#### Entries supplied
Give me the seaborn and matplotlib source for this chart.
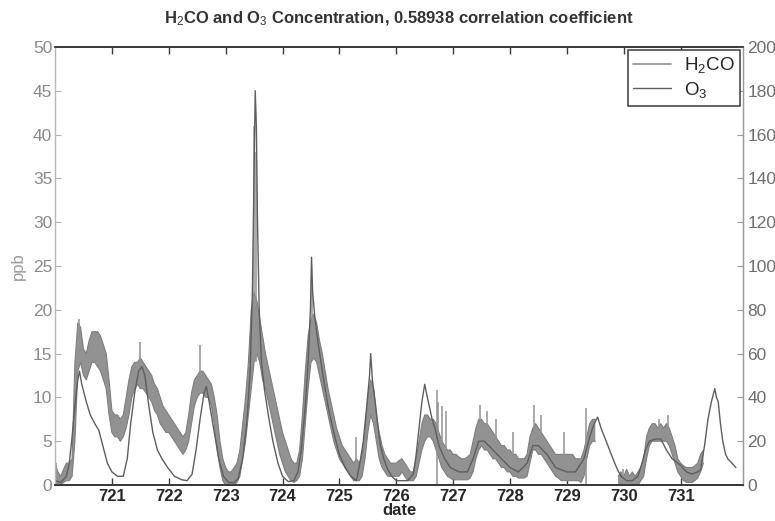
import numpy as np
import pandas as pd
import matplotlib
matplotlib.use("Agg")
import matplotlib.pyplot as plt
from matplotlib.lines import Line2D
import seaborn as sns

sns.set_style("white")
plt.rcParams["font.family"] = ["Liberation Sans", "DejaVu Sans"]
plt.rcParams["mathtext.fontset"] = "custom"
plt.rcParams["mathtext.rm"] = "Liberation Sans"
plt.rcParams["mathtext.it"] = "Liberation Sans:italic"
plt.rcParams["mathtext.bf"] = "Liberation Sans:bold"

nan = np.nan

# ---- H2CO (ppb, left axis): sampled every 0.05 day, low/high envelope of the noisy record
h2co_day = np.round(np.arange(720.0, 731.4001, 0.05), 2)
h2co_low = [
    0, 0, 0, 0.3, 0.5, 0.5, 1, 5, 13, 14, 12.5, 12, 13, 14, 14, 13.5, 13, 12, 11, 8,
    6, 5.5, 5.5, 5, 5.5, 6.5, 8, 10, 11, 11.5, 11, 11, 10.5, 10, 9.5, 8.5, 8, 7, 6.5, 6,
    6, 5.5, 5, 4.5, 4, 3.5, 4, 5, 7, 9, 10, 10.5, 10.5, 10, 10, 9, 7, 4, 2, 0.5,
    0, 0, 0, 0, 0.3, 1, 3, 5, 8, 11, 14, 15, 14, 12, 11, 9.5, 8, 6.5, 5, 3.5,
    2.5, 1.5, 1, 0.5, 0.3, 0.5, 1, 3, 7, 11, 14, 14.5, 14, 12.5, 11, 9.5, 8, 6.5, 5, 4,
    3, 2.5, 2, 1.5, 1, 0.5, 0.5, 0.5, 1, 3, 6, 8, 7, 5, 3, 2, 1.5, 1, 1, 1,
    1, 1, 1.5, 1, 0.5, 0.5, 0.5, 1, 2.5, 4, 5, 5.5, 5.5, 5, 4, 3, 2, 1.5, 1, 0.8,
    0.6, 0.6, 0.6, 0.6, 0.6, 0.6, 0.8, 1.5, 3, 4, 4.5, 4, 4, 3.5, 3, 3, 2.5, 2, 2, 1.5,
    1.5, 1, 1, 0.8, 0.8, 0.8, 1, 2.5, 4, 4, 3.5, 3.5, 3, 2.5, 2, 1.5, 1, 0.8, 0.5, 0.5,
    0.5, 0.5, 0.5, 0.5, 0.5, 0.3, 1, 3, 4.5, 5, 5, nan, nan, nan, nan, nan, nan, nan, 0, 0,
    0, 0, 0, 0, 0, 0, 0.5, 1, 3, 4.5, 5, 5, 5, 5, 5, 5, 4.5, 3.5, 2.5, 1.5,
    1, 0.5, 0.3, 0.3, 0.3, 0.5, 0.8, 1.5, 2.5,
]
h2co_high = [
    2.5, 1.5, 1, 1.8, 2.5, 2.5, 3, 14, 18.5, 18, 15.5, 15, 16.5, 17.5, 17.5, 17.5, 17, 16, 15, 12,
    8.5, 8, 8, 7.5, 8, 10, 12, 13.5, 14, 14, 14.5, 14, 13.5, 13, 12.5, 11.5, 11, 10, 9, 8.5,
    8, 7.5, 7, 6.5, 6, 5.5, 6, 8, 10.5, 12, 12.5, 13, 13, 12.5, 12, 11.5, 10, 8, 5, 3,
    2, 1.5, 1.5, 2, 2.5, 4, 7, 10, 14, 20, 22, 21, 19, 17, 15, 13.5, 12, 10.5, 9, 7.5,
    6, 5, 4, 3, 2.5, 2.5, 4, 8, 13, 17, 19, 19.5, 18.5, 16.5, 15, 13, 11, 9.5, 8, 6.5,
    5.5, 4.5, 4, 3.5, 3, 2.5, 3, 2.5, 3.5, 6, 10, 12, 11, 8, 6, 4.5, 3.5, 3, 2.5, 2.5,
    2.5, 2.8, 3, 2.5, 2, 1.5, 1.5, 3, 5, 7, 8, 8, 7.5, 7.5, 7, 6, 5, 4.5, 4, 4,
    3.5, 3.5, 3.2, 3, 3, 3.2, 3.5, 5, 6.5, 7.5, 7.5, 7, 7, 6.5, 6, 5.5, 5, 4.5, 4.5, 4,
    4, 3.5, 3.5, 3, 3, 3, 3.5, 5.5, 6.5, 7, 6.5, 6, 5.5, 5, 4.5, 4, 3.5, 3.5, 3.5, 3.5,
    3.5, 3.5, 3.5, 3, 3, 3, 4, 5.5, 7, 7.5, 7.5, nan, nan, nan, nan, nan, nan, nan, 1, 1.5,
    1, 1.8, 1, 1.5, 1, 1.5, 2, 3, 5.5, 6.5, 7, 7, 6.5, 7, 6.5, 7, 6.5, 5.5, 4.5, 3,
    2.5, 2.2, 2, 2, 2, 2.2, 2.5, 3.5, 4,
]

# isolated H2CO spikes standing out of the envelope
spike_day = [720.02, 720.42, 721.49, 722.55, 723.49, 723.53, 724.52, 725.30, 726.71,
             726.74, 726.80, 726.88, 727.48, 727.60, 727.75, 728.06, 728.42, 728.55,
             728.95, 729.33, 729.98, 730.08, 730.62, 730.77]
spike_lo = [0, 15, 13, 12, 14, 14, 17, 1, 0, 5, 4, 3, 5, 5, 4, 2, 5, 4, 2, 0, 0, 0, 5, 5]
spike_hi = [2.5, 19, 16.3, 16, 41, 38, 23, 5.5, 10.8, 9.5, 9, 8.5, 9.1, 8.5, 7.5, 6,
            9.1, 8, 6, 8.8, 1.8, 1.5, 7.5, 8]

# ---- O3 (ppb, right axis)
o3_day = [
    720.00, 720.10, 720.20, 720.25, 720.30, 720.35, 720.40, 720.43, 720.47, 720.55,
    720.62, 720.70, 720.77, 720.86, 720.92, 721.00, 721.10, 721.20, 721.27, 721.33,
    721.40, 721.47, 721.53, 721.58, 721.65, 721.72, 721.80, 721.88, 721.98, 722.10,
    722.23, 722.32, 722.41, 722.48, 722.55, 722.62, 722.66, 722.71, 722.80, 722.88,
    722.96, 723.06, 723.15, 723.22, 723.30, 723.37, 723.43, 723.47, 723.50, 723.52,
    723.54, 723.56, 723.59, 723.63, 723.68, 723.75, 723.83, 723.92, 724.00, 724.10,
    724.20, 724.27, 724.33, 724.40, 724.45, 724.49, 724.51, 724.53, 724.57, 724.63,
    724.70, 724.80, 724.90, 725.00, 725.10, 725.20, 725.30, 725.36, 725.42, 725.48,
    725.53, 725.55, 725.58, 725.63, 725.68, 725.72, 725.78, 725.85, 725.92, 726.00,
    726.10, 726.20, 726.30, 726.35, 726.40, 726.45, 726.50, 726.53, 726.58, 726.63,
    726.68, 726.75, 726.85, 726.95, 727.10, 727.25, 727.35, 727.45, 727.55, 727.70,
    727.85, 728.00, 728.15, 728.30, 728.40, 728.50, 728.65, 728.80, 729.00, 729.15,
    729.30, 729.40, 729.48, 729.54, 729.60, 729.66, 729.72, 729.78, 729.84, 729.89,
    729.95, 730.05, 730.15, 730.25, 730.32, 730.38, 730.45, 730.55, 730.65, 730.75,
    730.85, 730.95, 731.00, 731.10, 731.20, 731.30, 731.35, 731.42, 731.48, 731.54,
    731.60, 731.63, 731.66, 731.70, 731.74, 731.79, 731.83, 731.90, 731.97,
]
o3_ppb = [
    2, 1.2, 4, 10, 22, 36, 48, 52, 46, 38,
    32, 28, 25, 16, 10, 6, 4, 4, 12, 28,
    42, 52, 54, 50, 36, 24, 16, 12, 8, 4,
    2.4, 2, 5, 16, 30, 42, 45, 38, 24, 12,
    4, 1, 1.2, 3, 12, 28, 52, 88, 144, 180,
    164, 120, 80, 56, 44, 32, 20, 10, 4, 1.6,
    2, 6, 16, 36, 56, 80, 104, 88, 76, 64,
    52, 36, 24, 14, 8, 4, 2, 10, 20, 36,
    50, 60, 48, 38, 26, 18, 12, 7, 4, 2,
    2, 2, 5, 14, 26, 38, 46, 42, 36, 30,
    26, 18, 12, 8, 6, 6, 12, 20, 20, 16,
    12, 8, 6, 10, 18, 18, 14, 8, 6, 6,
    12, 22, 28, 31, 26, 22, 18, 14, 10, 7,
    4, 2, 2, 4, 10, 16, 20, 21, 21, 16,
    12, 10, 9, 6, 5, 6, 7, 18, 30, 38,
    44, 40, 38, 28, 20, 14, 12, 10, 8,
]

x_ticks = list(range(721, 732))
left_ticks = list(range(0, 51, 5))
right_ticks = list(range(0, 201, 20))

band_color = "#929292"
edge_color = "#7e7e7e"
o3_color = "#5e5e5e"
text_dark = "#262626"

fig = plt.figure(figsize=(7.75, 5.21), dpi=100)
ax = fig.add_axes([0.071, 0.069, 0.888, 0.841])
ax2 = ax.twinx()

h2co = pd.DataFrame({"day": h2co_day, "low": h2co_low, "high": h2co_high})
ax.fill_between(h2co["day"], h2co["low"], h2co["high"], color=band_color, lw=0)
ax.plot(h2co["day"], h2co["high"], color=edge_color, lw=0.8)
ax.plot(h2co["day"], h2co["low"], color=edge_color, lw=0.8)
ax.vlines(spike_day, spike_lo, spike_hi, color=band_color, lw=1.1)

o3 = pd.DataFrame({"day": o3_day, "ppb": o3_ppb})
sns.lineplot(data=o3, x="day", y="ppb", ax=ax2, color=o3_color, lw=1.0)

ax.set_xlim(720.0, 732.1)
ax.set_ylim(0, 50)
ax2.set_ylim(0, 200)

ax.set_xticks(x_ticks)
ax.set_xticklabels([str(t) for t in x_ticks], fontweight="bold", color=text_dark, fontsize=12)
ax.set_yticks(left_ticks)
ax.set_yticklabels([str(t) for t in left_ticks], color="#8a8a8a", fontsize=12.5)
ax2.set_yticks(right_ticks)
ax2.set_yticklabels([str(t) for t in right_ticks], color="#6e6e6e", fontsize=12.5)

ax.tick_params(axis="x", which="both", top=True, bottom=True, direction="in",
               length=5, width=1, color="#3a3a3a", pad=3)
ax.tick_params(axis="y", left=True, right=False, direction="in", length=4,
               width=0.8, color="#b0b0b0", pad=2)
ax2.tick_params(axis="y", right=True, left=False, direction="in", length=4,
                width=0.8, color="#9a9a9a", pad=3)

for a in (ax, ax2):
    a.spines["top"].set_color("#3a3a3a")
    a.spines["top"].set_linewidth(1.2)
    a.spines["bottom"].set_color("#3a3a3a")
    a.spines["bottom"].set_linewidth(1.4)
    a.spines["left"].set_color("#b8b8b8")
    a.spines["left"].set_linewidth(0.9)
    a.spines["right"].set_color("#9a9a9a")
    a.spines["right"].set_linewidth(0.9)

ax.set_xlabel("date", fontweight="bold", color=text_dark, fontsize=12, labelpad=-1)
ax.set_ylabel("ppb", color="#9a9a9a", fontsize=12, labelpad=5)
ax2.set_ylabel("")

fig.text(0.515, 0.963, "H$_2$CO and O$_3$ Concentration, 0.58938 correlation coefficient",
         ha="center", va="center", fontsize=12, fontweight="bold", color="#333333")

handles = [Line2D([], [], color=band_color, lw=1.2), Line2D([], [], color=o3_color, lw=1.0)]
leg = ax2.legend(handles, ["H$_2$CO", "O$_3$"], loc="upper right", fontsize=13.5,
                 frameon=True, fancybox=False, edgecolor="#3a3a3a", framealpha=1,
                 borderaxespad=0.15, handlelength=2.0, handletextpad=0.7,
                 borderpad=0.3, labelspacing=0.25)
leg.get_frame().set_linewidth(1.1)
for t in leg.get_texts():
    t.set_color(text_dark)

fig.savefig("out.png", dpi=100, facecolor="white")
########
#### Entries supplied
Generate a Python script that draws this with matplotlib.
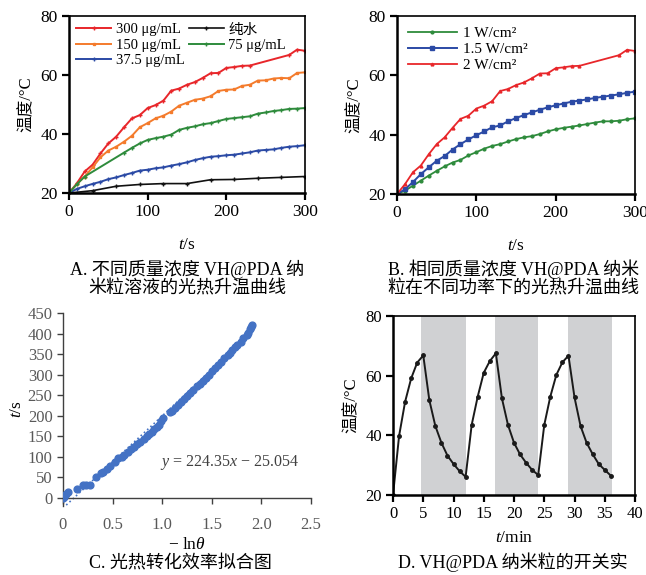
########
What is expected
Make an exact copy of the lines from the one containing "Give me the" to the one containing "nan = np.nan", keeping both and leaving out every picture.

Solved exercise
Give me the seaborn and matplotlib source for this chart.
import numpy as np
import pandas as pd
import matplotlib
matplotlib.use("Agg")
import matplotlib.pyplot as plt
from matplotlib.lines import Line2D
import seaborn as sns

sns.set_style("white")
plt.rcParams["font.family"] = ["Liberation Sans", "DejaVu Sans"]
plt.rcParams["mathtext.fontset"] = "custom"
plt.rcParams["mathtext.rm"] = "Liberation Sans"
plt.rcParams["mathtext.it"] = "Liberation Sans:italic"
plt.rcParams["mathtext.bf"] = "Liberation Sans:bold"

nan = np.nan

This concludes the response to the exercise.